Confronting Brutal Facts: The US Market Is A Fly In Search Of A Windscreen
Submitted by Tim Price via Sovereign Man blog,
On September 9th, 1965, US Navy pilot James Stockdale was shot down over North Vietnam and seized by a mob.
He would spend the next seven years in Hoa Lo Prison, the infamous “Hanoi Hilton”.
The physical brutality was unspeakable, and the mental torture never stopped. He would be kept in solitary confinement, in total darkness, for four years.
He would be kept in heavy leg-irons for two years and put on a starvation diet.
When told he would be paraded in front of foreign journalists, he slashed his own scalp with a razor and beat himself in the face with a wooden stool so that he would be unrecognizable and useless to the enemy’s press.
When he discovered that his fellow prisoners were being tortured to death, he slashed his wrists to show his torturers that he would not submit to them.
When his guards finally realized that he would die before cooperating, they relented.
The torture of American prisoners ended, and the treatment of all American prisoners of war improved.
Jim Collins, author of the influential study of US businesses, ‘Good to Great’, interviewed Stockdale during his research for the book. How had he found the courage to survive those long, dark years ?
“I never lost faith in the end of the story,” replied Stockdale.
“I never doubted not only that I would get out, but also that I would prevail in the end and turn the experience into the defining moment of my life, which in retrospect, I would not trade.”
Collins was silent for a few minutes. The two men walked along, Stockdale with a heavy limp, swinging a stiff leg that had never properly recovered from repeated torture.
Finally, Collins went on to ask another question. Who didn’t make it out ?
"Oh, that’s easy,” replied Stockdale. “The optimists.”
Collins was confused.
“The optimists. Oh, they were the ones who said, ‘We’re going to be out by Christmas.’
And Christmas would come, and Christmas would go. Then they’d say, ‘We’re going to be out by Easter.’
And Easter would come, and Easter would go. And then Thanksgiving. And then it would be Christmas again. And they died of a broken heart.”
As the two men walked slowly onward, Stockdale turned to Collins.
“This is a very important lesson. You must never confuse faith that you will prevail in the end - which you can never afford to lose - with the discipline to confront the most brutal facts of your current reality, whatever they might be.”
At the risk of stating the blindingly obvious, this is hardly a ‘good news’ market. Ebola. Ukraine. Iraq. Gaza.
In a more narrowly financial sphere, the euro zone economy looks to be slowing, with Italy flirting with a triple dip recession, Portugal suffering a renewed banking crisis, and the ECB on the brink of rolling out QE.
What are the implications for global stocks?
On any fair analysis, the US market in particular is a fly in search of a windscreen.
Using Professor Robert Shiller’s cyclically adjusted price / earnings ratio for the broad US stock market, US stocks have only been more expensive than they are today on two occasions in the past 130 years: in 1929, and in 2000.

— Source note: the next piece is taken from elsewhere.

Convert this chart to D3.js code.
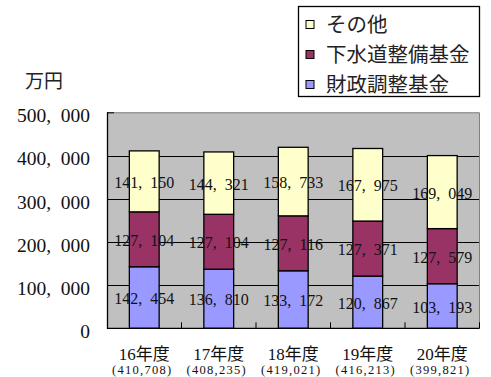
<!DOCTYPE html>
<html>
<head>
<meta charset="utf-8">
<script src="https://cdn.jsdelivr.net/npm/d3@7"></script>
<style>
  body { margin: 0; background: #fff; }
  svg { display: block; }
  .num { font-family: "Liberation Serif", "DejaVu Serif", serif; }
  .jp { font-family: "Liberation Serif", "Noto Sans CJK JP", sans-serif; }
</style>
</head>
<body>
<svg id="chart" width="491" height="377"></svg>
<script>
// 年度と各基金の残高（万円）
const years = ["16年度", "17年度", "18年度", "19年度", "20年度"];
const zaisei = [142454, 136810, 133172, 120867, 103193];   // 財政調整基金
const gesuido = [127104, 127104, 127116, 127371, 127579];  // 下水道整備基金
const sonota = [141150, 144321, 158733, 167975, 169049];   // その他
const seriesNames = ["財政調整基金", "下水道整備基金", "その他"];
const seriesColors = ["#9999FF", "#993366", "#FFFFCC"];
const yTicks = [0, 100000, 200000, 300000, 400000, 500000];

const rows = years.map((y, i) => ({ year: y, s0: zaisei[i], s1: gesuido[i], s2: sonota[i] }));

const svg = d3.select("#chart");
const plot = { left: 107, right: 479.5, top: 112.3, bottom: 328.3 };

const x = d3.scaleBand()
    .domain(years)
    .range([plot.left, plot.right])
    .paddingInner(0.6)
    .paddingOuter(0.3);
const xCat = d3.scaleBand().domain(years).range([plot.left, plot.right]);
const y = d3.scaleLinear().domain([0, 500000]).range([plot.bottom, plot.top]);

// 数値表示（カンマの後に空き）
const fmt = d3.format(",");
const wide = v => fmt(v).replace(",", ",\u00a0\u00a0");

// 背景
svg.append("rect")
    .attr("x", plot.left).attr("y", plot.top)
    .attr("width", plot.right - plot.left).attr("height", plot.bottom - plot.top)
    .attr("fill", "#C0C0C0");

// 目盛線
svg.append("g").selectAll("line")
    .data(yTicks.filter(d => d > 0 && d < 500000))
    .join("line")
    .attr("x1", plot.left).attr("x2", plot.right)
    .attr("y1", d => Math.round(y(d)) + 0.5).attr("y2", d => Math.round(y(d)) + 0.5)
    .attr("stroke", "#000").attr("stroke-width", 1);

// 枠（上・右は灰色）
svg.append("path")
    .attr("d", `M${plot.left},${plot.top + 0.5}H${plot.right}V${plot.bottom}`)
    .attr("fill", "none").attr("stroke", "#808080");
svg.append("line")
    .attr("x1", plot.left).attr("x2", plot.left + 7)
    .attr("y1", plot.top + 0.5).attr("y2", plot.top + 0.5)
    .attr("stroke", "#000");

// 積み上げ
const stack = d3.stack().keys(["s0", "s1", "s2"]);
const layers = stack(rows);

const g = svg.append("g");
layers.forEach((layer, li) => {
    g.selectAll(".bar" + li)
        .data(layer)
        .join("rect")
        .attr("x", d => x(d.data.year))
        .attr("y", d => y(d[1]))
        .attr("width", x.bandwidth())
        .attr("height", d => y(d[0]) - y(d[1]))
        .attr("fill", seriesColors[li])
        .attr("stroke", "#000")
        .attr("stroke-width", 1.3);
});

// データラベル
layers.forEach((layer, li) => {
    g.selectAll(".lbl" + li)
        .data(layer)
        .join("text")
        .attr("class", "num")
        .attr("x", d => x(d.data.year) + x.bandwidth() / 2)
        .attr("y", d => (y(d[0]) + y(d[1])) / 2 + 1)
        .attr("dy", "0.35em")
        .attr("text-anchor", "middle")
        .attr("font-size", 16)
        .attr("fill", "#111")
        .text(d => wide(d[1] - d[0]));
});

// 軸線
svg.append("line")
    .attr("x1", plot.left + 0.5).attr("x2", plot.left + 0.5)
    .attr("y1", plot.top).attr("y2", plot.bottom + 0.5)
    .attr("stroke", "#000").attr("stroke-width", 1.3);
svg.append("line")
    .attr("x1", plot.left).attr("x2", plot.right)
    .attr("y1", plot.bottom).attr("y2", plot.bottom)
    .attr("stroke", "#000").attr("stroke-width", 1.3);
svg.append("g").selectAll("line")
    .data(years)
    .join("line")
    .attr("x1", d => xCat(d) + xCat.bandwidth()).attr("x2", d => xCat(d) + xCat.bandwidth())
    .attr("y1", plot.bottom).attr("y2", plot.bottom - 6)
    .attr("stroke", "#000");

// Y軸ラベル
svg.append("g").selectAll("text")
    .data(yTicks)
    .join("text")
    .attr("class", "num")
    .attr("x", 90)
    .attr("y", d => y(d) + 3)
    .attr("dy", "0.35em")
    .attr("text-anchor", "end")
    .attr("font-size", 19.5)
    .attr("fill", "#111")
    .text(d => wide(d));

svg.append("text")
    .attr("class", "jp")
    .attr("x", 25).attr("y", 81)
    .attr("dy", "0.35em")
    .attr("font-size", 19)
    .attr("fill", "#222")
    .text("万円");

// X軸ラベル
const xl = svg.append("g");
xl.selectAll(".yr")
    .data(rows)
    .join("text")
    .attr("class", "jp")
    .attr("x", d => xCat(d.year) + xCat.bandwidth() / 2)
    .attr("y", 354)
    .attr("dy", "0.35em")
    .attr("text-anchor", "middle")
    .attr("font-size", 17)
    .attr("fill", "#111")
    .text(d => d.year);
xl.selectAll(".tot")
    .data(rows)
    .join("text")
    .attr("class", "num")
    .attr("x", d => xCat(d.year) + xCat.bandwidth() / 2 - 2)
    .attr("y", 370)
    .attr("dy", "0.35em")
    .attr("text-anchor", "middle")
    .attr("font-size", 12.5)
    .attr("letter-spacing", 1.3)
    .attr("fill", "#111")
    .text(d => "(" + fmt(d.s0 + d.s1 + d.s2) + ")");

// 凡例
const legend = svg.append("g");
legend.append("rect")
    .attr("x", 298.5).attr("y", 6.5).attr("width", 181).attr("height", 90)
    .attr("fill", "#fff").attr("stroke", "#000").attr("stroke-width", 1.3);
const legendItems = [2, 1, 0];
legendItems.forEach((si, i) => {
    const cy = 24.5 + i * 30;
    legend.append("rect")
        .attr("x", 306).attr("y", cy - 4)
        .attr("width", 8).attr("height", 8)
        .attr("fill", seriesColors[si]).attr("stroke", "#000");
    legend.append("text")
        .attr("class", "jp")
        .attr("x", 326).attr("y", cy)
        .attr("dy", "0.35em")
        .attr("font-size", 20.5)
        .attr("fill", "#222")
        .text(seriesNames[si]);
});
</script>
</body>
</html>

Time will tell just how disappointing (both by scale and by duration) the coming years will be for US equity market bulls.
But we’re not interested in markets. We’re interested in value opportunities incorporating a margin of safety.
If the geographic allocations within Greg Fisher’s Asian Prosperity Fund are any guide, those value opportunities are currently most numerous in Japan and Vietnam.
The Asian Prosperity Fund is practically a poster child for the opportunity inherent in global, unconstrained, Ben Graham-style value investing.
Its average price / earnings ratio stands at 9x (versus 17x for the S&P 500); its price / book ratio stands at just one; average dividend yield stands at 4.2%.
And this from a region where long-term economic growth seems entirely plausible rather than a delusional fantasy.
Vice Admiral Stockdale was unequivocal: while we need to confront the “brutal facts” of the marketplace, we also need to keep faith that we will prevail.
To us, that boils down to avoiding conspicuous overvaluation and embracing equally conspicuous value – where poor sentiment is likely to intensify subsequent returns.
In this uniquely oppressive financial environment where the skies are darkening with the prospect of a turn in the interest rates, optimism could be fatal.